Acquisition of simulation results

To obtain the information on individual waves in Fig. 5, a velocity higher than 3 m/s is used as a criterion to extract the main body of the waves, by which the slowly moving particles at the end of the waves are effectively eliminated while the particles in the main body of the waves are kept. The Froude number is defined as:

$${{{{{{{\rm{Fr}}}}}}}}=\frac{v}{\sqrt{gH\cos \theta }}$$
(6)

where v is the flow velocity, H is the flow height measured perpendicular to the terrain, and θ is the slope angle. To get the local Froude number Frc, the simulation domain in the range-time space (as in Fig. 4c) is discretized with a range interval of 2 m and a time interval of 1/12 s, using which the wave behavior in spatial and temporal dimensions can be accurately recovered with a reasonable post-processing cost.
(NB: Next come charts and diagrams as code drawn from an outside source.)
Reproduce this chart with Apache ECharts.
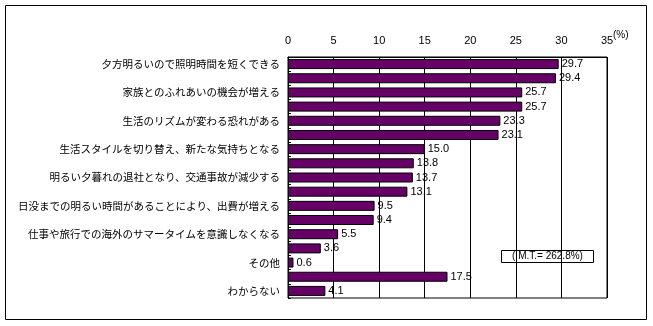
<!DOCTYPE html>
<html><head><meta charset="utf-8">
<script src="https://cdn.jsdelivr.net/npm/echarts@6/dist/echarts.min.js"></script>
<style>html,body{margin:0;padding:0;background:#fff}#c{width:653px;height:326px}</style>
</head><body><div id="c"></div>
<script>
const categories = [
  "夕方明るいので照明時間を短くできる", "",
  "家族とのふれあいの機会が増える", "",
  "生活のリズムが変わる恐れがある", "",
  "生活スタイルを切り替え、新たな気持ちとなる", "",
  "明るい夕暮れの退社となり、交通事故が減少する", "",
  "日没までの明るい時間があることにより、出費が増える", "",
  "仕事や旅行での海外のサマータイムを意識しなくなる", "",
  "その他", "",
  "わからない"
];
const values = [29.7, 29.4, 25.7, 25.7, 23.3, 23.1, 15.0, 13.8, 13.7, 13.1, 9.5, 9.4, 5.5, 3.6, 0.6, 17.5, 4.1];
const xTicks = [0, 5, 10, 15, 20, 25, 30, 35];
const unitLabel = "(%)";
const noteText = "( M.T.= 262.8%)";

const chart = echarts.init(document.getElementById('c'));
chart.setOption({
  animation: false,
  grid: {left: 288, top: 57, right: 46, bottom: 28, show: true, borderColor: '#000', borderWidth: 1},
  xAxis: {
    type: 'value', position: 'top', min: xTicks[0], max: xTicks[xTicks.length - 1], interval: 5,
    axisLine: {show: true, lineStyle: {color: '#000'}},
    axisTick: {show: false},
    splitLine: {show: true, lineStyle: {color: '#000', width: 1}},
    axisLabel: {color: '#000', fontSize: 11, fontFamily: 'Liberation Sans, Arial', margin: 11}
  },
  yAxis: {
    type: 'category', inverse: true, data: categories,
    axisLine: {show: true, lineStyle: {color: '#000'}},
    axisTick: {show: true, inside: true, length: 3, lineStyle: {color: '#000'}},
    axisLabel: {interval: 0, color: '#000', fontSize: 10.5, fontFamily: 'Noto Sans CJK JP', margin: 8}
  },
  series: [{
    type: 'bar', data: values, barWidth: 10,
    itemStyle: {color: '#660066', borderColor: '#000', borderWidth: 1},
    label: {show: true, position: 'right', distance: 3, color: '#000', fontSize: 11,
      fontFamily: 'Liberation Sans, Arial', formatter: p => p.value.toFixed(1)}
  }],
  graphic: [
    {type: 'rect', shape: {x: 5.5, y: 5.5, width: 641, height: 314}, style: {fill: 'none', stroke: '#000', lineWidth: 1}, silent: true},
    {type: 'text', x: 613, y: 30, style: {text: unitLabel, fill: '#000', fontSize: 10, fontFamily: 'Liberation Sans, Arial'}},
    {type: 'rect', shape: {x: 501.5, y: 250.5, width: 92, height: 12}, style: {fill: '#fff', stroke: '#000', lineWidth: 1}},
    {type: 'text', x: 547.5, y: 256.5, style: {text: noteText, fill: '#000', fontSize: 10, fontFamily: 'Liberation Sans, Arial', align: 'center', verticalAlign: 'middle'}}
  ]
});
</script></body></html>
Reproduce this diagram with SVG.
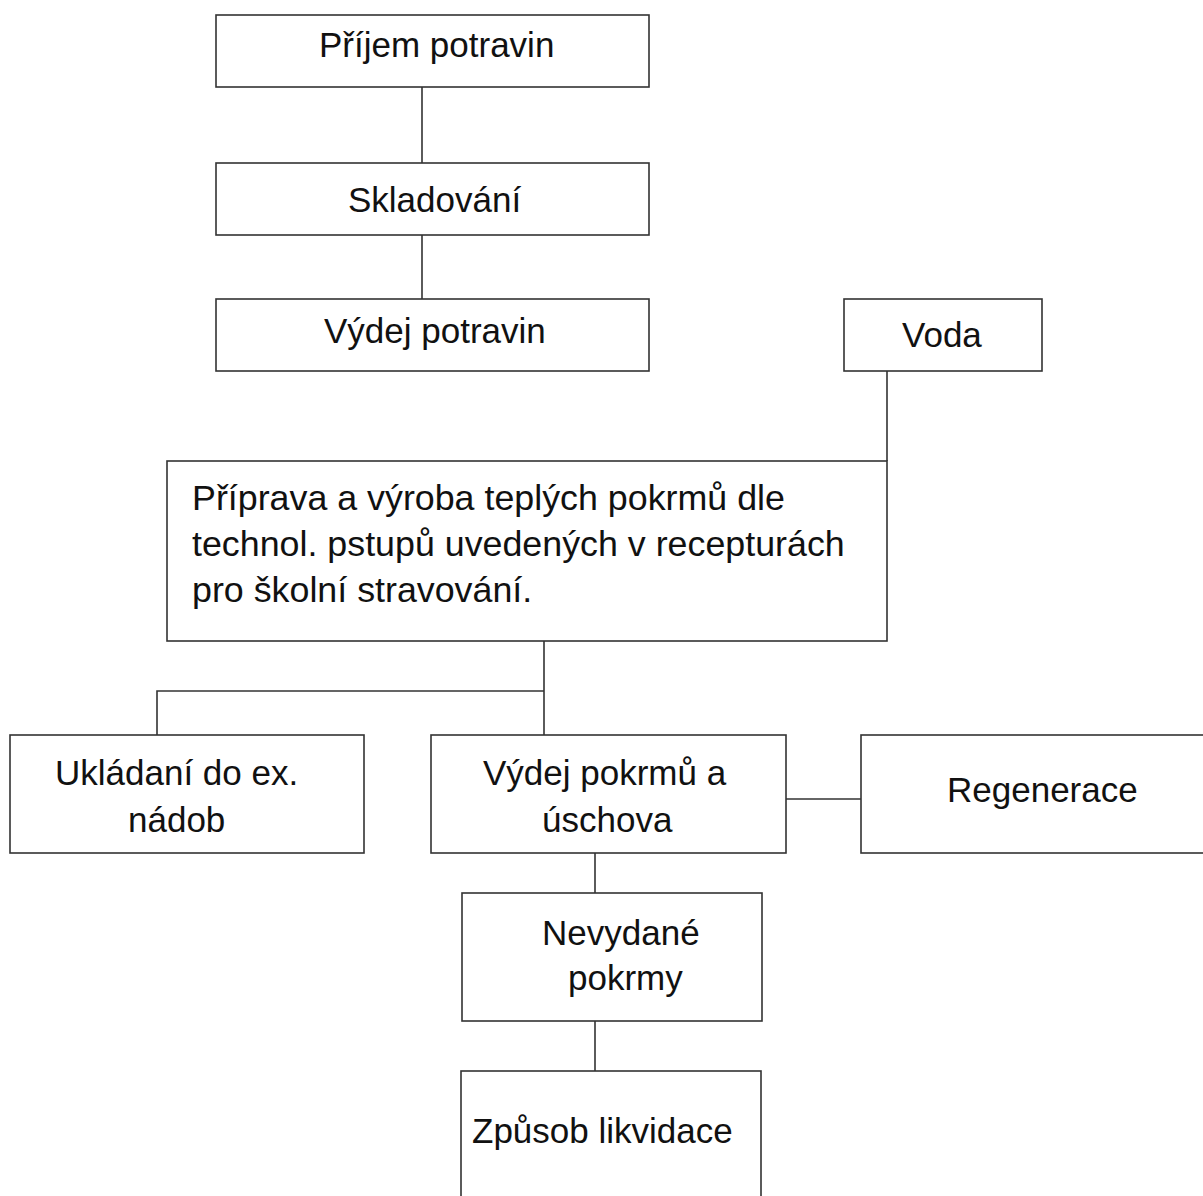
<svg xmlns="http://www.w3.org/2000/svg" width="1203" height="1196" viewBox="0 0 1203 1196">
<style>
.box{fill:#fff;stroke:#333;stroke-width:1.6}
.con{fill:none;stroke:#333;stroke-width:1.6}
text{font-family:"Liberation Sans",Arial,sans-serif;font-size:35px;fill:#111}
.big{font-size:35.8px}
</style>
<rect width="1203" height="1196" fill="#fff"/>
<g id="connectors">
<path class="con" d="M422 87V163"/>
<path class="con" d="M422 235V299"/>
<path class="con" d="M887 371V461"/>
<path class="con" d="M544 641V735"/>
<path class="con" d="M544 691H157V735"/>
<path class="con" d="M786 799H861"/>
<path class="con" d="M595 853V893"/>
<path class="con" d="M595 1021V1071"/>
</g>
<g id="n1"><rect class="box" x="216" y="15" width="433" height="72"/><text x="319" y="57">Příjem potravin</text></g>
<g id="n2"><rect class="box" x="216" y="163" width="433" height="72"/><text x="348" y="212">Skladování</text></g>
<g id="n3"><rect class="box" x="216" y="299" width="433" height="72"/><text x="324" y="343">Výdej potravin</text></g>
<g id="n4"><rect class="box" x="844" y="299" width="198" height="72"/><text x="902" y="347">Voda</text></g>
<g id="n5"><rect class="box" x="167" y="461" width="720" height="180"/>
<text class="big" x="192" y="510">Příprava a výroba teplých pokrmů dle</text>
<text class="big" x="192" y="556">technol. pstupů uvedených v recepturách</text>
<text class="big" x="192" y="602">pro školní stravování.</text></g>
<g id="n6"><rect class="box" x="10" y="735" width="354" height="118"/><text x="55" y="785">Ukládaní do ex.</text><text x="128" y="832">nádob</text></g>
<g id="n7"><rect class="box" x="431" y="735" width="355" height="118"/><text x="483" y="785">Výdej pokrmů a</text><text x="542" y="832">úschova</text></g>
<g id="n8"><rect class="box" x="861" y="735" width="350" height="118"/><text x="947" y="802">Regenerace</text></g>
<g id="n9"><rect class="box" x="462" y="893" width="300" height="128"/><text x="542" y="945">Nevydané</text><text x="568" y="990">pokrmy</text></g>
<g id="n10"><rect class="box" x="461" y="1071" width="300" height="140"/><text x="472" y="1143">Způsob likvidace</text></g>
</svg>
For each local cell in the range-time space, the average velocity of the snow particles in that cell is obtained as vc, and the height of the flowing particles Hc is calculated by extracting the surface of static particles from the free surface. The local Froude number can be obtained as \({{{{{{{{\rm{Fr}}}}}}}}}^{c}={v}^{c}/\sqrt{g{H}^{c}\cos {\theta }^{c}}\), where θc is the local slope angle. To alleviate local spikes, Fig. 5a shows the average Froude number of individual waves within 1 s. Specifically for one wave, it is calculated as \(\mathop{\sum }\nolimits_{i = 1}^{n}({{{{{{{{\rm{Fr}}}}}}}}}_{i}^{c})/n\), where n is the total cell number of the wave within the time interval of 1 s. Similarly, the mass of the wave m in Fig. 5b is the averaged one within 1 s. The slope angle evolution with a range in Fig. 5c, d is obtained with a range interval of 20 m. The change in the interval values gives different local variations (or spikes) but does not affect the overall trends in Fig. 5.